##### Exercise input #####

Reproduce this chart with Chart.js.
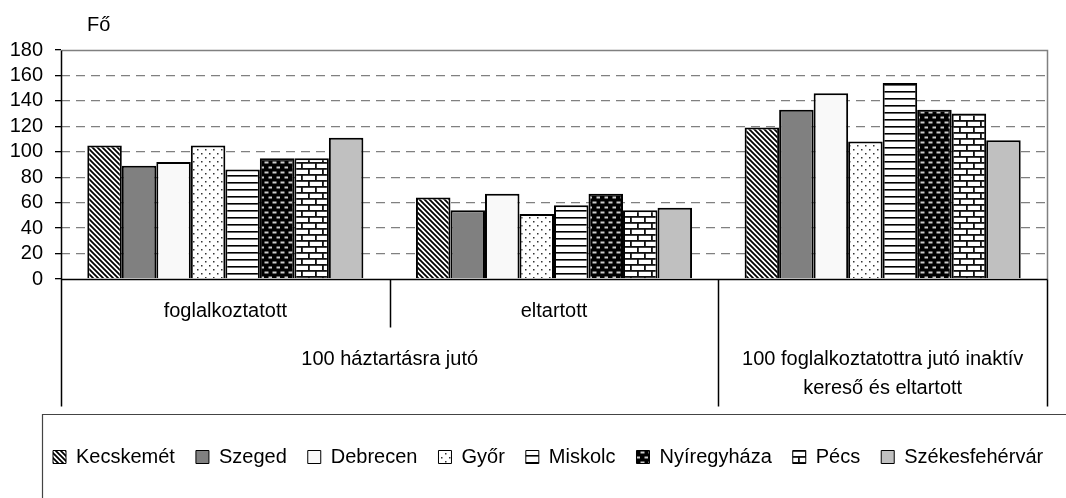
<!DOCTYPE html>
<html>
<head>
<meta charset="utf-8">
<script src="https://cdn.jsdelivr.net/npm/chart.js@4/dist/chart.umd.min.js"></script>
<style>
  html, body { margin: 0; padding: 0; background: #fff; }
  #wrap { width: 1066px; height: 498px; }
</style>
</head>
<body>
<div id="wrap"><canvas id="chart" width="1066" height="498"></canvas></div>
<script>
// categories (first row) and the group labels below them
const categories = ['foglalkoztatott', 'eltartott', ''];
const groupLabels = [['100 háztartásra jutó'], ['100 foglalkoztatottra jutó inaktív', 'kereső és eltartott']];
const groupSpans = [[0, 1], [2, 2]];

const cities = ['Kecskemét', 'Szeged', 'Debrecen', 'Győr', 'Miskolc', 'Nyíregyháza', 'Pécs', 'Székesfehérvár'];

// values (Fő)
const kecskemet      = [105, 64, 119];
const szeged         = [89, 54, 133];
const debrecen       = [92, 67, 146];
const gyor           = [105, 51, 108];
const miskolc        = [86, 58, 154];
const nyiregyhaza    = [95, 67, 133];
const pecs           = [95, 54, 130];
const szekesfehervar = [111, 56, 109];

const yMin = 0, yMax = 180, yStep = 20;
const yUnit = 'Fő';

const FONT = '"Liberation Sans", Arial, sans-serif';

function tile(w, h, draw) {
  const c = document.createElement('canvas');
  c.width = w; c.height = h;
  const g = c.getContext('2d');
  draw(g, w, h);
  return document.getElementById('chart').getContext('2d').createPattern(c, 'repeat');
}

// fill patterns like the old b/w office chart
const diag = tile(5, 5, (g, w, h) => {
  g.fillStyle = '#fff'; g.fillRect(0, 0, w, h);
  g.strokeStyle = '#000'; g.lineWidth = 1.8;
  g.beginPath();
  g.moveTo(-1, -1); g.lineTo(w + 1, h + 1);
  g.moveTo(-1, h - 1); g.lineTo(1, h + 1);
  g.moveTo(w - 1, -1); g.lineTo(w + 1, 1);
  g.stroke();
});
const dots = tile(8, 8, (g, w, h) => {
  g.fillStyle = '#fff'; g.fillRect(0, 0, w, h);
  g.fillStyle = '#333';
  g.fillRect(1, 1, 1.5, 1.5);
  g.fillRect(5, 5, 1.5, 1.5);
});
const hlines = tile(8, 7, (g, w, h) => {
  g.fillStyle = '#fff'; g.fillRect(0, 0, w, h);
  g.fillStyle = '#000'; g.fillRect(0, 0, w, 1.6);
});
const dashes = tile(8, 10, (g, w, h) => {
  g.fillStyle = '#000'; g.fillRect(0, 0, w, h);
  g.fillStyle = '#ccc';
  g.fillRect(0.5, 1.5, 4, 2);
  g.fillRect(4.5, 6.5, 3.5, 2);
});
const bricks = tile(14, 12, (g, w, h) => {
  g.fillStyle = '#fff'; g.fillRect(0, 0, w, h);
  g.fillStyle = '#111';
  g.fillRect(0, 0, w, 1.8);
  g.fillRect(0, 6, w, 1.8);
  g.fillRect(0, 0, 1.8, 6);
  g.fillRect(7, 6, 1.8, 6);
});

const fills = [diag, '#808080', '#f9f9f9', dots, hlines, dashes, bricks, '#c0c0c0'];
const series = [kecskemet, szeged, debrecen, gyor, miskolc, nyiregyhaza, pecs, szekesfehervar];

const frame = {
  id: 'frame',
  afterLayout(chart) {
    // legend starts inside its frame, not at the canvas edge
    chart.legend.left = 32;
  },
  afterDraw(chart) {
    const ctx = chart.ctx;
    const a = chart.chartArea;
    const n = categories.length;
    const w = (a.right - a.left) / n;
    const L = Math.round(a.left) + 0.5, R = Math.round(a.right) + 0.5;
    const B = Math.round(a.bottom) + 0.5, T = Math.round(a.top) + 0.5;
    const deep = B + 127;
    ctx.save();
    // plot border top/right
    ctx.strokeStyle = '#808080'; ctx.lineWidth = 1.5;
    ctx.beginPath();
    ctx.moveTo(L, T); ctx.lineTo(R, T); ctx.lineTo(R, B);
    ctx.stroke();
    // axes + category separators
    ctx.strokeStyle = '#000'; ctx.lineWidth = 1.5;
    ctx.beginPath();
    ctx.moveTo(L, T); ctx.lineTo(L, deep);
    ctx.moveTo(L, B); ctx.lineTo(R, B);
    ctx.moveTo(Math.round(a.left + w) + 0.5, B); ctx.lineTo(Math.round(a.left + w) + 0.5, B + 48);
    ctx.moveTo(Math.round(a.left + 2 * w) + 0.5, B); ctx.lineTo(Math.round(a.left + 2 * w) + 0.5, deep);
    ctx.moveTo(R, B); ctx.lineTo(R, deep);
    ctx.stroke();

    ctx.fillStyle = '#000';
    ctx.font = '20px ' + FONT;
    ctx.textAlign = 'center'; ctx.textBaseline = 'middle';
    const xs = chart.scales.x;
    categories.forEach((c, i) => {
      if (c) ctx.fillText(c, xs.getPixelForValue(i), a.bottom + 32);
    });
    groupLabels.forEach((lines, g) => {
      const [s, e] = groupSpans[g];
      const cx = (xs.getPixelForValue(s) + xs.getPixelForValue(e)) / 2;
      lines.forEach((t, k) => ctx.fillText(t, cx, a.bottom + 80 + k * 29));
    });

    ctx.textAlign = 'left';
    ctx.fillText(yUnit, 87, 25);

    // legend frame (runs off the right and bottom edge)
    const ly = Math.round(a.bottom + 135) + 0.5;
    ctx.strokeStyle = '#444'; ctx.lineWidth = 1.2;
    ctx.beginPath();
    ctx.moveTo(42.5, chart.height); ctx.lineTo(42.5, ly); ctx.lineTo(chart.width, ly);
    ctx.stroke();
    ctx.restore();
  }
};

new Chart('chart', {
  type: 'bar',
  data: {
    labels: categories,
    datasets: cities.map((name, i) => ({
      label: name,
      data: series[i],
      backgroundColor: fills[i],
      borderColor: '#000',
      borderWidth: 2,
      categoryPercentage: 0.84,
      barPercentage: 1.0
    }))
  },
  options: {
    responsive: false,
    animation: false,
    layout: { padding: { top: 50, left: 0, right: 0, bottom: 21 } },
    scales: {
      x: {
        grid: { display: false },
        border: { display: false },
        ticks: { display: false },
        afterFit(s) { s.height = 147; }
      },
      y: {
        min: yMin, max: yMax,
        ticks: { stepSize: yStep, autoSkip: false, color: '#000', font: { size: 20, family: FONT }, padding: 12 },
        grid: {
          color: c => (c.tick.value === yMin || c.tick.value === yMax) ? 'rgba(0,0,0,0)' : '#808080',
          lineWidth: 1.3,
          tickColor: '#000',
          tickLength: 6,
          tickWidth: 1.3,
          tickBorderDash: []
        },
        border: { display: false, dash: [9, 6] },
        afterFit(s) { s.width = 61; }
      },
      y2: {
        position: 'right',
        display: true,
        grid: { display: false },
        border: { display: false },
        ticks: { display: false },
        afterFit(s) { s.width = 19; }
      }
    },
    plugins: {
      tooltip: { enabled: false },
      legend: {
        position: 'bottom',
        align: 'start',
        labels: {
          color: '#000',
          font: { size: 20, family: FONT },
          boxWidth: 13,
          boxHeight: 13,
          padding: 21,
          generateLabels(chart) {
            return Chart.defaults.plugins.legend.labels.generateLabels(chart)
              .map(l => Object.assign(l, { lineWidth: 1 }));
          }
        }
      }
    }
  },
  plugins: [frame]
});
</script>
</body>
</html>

#####
##### Exercise input #####

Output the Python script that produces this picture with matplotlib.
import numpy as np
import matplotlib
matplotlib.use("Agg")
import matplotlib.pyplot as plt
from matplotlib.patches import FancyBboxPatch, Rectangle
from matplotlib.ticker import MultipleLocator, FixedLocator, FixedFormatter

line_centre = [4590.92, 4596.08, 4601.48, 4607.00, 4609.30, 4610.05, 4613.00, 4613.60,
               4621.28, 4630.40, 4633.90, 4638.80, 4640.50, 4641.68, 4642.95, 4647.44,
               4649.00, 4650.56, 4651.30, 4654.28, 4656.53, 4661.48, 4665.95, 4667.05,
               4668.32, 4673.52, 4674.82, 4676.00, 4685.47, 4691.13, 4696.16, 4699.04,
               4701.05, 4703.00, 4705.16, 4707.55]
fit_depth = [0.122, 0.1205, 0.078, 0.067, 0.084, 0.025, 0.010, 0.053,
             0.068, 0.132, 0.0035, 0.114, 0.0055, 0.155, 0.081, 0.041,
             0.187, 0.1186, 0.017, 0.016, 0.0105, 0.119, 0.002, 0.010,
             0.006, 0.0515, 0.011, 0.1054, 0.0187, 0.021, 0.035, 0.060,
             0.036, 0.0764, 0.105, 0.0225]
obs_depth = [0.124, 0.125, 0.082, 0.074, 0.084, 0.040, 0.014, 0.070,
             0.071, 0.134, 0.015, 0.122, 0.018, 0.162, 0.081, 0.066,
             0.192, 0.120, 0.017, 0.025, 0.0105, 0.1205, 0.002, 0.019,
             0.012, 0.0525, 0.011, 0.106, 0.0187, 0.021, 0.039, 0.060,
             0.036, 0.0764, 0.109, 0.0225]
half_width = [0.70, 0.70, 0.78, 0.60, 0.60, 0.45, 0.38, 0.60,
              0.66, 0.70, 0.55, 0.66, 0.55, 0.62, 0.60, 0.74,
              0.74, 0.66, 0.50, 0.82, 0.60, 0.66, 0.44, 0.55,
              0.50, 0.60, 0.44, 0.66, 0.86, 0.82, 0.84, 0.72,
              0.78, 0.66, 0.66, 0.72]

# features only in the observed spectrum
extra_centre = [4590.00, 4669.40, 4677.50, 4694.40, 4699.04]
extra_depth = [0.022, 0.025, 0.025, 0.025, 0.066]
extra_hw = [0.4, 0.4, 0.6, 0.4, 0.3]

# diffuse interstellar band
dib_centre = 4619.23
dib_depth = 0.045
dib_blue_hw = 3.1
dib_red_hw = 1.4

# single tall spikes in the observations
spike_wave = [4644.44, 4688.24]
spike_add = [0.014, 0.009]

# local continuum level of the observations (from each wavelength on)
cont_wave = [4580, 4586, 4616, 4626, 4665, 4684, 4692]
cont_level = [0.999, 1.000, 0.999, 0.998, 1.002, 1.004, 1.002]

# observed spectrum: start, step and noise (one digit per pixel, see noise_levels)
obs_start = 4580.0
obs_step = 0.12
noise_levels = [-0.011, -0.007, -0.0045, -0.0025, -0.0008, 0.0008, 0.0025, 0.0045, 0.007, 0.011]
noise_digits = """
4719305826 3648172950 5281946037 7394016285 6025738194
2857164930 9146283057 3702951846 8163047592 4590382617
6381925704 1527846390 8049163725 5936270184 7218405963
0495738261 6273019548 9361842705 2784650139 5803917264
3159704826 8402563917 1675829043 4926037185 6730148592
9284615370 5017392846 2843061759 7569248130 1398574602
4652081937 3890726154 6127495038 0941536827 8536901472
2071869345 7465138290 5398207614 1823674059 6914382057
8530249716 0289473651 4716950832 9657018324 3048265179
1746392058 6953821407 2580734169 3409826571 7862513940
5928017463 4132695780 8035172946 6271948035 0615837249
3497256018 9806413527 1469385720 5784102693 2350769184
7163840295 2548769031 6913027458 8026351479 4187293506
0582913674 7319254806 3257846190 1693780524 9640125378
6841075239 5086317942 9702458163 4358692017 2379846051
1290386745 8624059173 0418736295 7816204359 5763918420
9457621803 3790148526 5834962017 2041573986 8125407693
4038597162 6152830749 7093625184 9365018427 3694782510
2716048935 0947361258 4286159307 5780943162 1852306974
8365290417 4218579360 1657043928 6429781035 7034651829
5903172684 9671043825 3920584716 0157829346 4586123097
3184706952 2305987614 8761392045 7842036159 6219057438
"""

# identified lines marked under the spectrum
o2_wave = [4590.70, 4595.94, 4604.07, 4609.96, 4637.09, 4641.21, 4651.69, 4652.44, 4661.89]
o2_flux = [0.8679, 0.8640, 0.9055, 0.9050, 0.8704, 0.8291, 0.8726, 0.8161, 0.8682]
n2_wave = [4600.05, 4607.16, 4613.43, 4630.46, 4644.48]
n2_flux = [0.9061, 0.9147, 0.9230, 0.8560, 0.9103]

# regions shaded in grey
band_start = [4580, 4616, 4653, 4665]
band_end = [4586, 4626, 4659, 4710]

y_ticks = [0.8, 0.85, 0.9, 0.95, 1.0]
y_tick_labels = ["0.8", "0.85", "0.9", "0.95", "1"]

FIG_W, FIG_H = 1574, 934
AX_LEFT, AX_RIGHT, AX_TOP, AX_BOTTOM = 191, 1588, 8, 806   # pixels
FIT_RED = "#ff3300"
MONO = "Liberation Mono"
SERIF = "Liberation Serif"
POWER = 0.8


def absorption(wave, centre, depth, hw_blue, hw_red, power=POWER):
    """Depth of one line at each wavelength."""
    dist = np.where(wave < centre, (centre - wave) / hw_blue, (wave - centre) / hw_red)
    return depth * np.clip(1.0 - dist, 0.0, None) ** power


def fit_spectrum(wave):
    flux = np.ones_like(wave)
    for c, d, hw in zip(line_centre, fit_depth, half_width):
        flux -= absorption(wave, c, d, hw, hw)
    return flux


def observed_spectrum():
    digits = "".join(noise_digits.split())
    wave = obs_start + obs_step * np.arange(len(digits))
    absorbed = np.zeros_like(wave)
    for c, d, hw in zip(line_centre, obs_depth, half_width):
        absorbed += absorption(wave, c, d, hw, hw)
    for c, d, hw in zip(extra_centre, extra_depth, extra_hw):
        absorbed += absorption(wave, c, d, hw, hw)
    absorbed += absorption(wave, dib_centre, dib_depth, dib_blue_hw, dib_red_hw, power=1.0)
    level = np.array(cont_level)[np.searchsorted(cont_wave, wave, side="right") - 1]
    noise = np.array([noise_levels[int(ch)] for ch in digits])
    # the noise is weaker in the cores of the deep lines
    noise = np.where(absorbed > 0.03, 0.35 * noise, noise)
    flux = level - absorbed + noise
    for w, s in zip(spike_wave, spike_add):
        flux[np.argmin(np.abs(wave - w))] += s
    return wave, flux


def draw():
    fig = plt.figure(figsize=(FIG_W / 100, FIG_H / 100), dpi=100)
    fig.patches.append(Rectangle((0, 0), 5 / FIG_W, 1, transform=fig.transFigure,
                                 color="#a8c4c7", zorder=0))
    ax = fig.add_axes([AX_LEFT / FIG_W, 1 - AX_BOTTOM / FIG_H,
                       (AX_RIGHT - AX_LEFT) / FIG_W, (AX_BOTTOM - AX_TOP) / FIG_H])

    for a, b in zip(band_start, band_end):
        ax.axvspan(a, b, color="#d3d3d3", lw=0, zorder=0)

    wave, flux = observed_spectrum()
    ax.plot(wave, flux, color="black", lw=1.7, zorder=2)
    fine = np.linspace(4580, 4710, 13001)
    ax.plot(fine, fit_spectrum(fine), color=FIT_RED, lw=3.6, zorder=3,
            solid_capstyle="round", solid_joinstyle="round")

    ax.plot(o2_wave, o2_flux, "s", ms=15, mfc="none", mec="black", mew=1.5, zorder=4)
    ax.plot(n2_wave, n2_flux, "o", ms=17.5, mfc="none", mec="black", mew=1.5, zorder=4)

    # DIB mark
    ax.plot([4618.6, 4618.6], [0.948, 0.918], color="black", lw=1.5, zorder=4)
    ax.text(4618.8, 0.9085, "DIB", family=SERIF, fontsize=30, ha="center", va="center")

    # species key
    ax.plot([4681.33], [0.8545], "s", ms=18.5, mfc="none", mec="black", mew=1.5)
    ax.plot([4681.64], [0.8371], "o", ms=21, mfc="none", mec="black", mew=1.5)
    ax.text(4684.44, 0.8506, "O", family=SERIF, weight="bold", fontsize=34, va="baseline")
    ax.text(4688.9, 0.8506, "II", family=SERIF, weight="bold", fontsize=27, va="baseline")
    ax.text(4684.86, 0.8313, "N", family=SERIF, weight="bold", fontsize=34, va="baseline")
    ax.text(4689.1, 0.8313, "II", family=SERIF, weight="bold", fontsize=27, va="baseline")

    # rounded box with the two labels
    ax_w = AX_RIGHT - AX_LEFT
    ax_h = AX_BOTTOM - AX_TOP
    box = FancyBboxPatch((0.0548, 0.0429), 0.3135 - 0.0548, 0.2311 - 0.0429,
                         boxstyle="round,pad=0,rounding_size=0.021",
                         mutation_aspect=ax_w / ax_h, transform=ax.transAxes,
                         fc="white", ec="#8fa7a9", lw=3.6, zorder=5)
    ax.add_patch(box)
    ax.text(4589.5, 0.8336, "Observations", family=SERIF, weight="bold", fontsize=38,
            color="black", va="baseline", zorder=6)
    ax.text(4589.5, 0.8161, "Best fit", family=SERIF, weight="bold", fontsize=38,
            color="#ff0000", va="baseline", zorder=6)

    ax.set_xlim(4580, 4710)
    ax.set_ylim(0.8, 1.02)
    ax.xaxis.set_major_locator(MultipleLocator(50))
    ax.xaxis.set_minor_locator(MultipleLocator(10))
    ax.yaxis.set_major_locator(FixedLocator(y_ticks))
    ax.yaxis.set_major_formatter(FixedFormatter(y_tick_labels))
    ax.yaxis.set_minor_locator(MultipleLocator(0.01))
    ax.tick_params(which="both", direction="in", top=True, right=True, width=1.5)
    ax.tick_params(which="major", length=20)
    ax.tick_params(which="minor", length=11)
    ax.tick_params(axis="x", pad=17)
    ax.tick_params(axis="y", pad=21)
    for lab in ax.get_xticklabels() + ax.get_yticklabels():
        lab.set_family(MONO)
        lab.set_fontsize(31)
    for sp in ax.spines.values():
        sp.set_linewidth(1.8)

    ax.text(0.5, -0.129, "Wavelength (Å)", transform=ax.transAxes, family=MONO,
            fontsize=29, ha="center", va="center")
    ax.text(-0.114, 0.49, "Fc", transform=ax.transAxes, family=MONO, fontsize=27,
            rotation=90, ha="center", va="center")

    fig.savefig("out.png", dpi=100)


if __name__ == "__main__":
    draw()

#####

■ **Task goal**
Look through the data and show every line containing "script".

■ **Solution to this task**
<script src="https://cdn.jsdelivr.net/npm/chart.js@4/dist/chart.umd.min.js"></script>
<script>
</script>
Output the Python script that produces this picture with matplotlib.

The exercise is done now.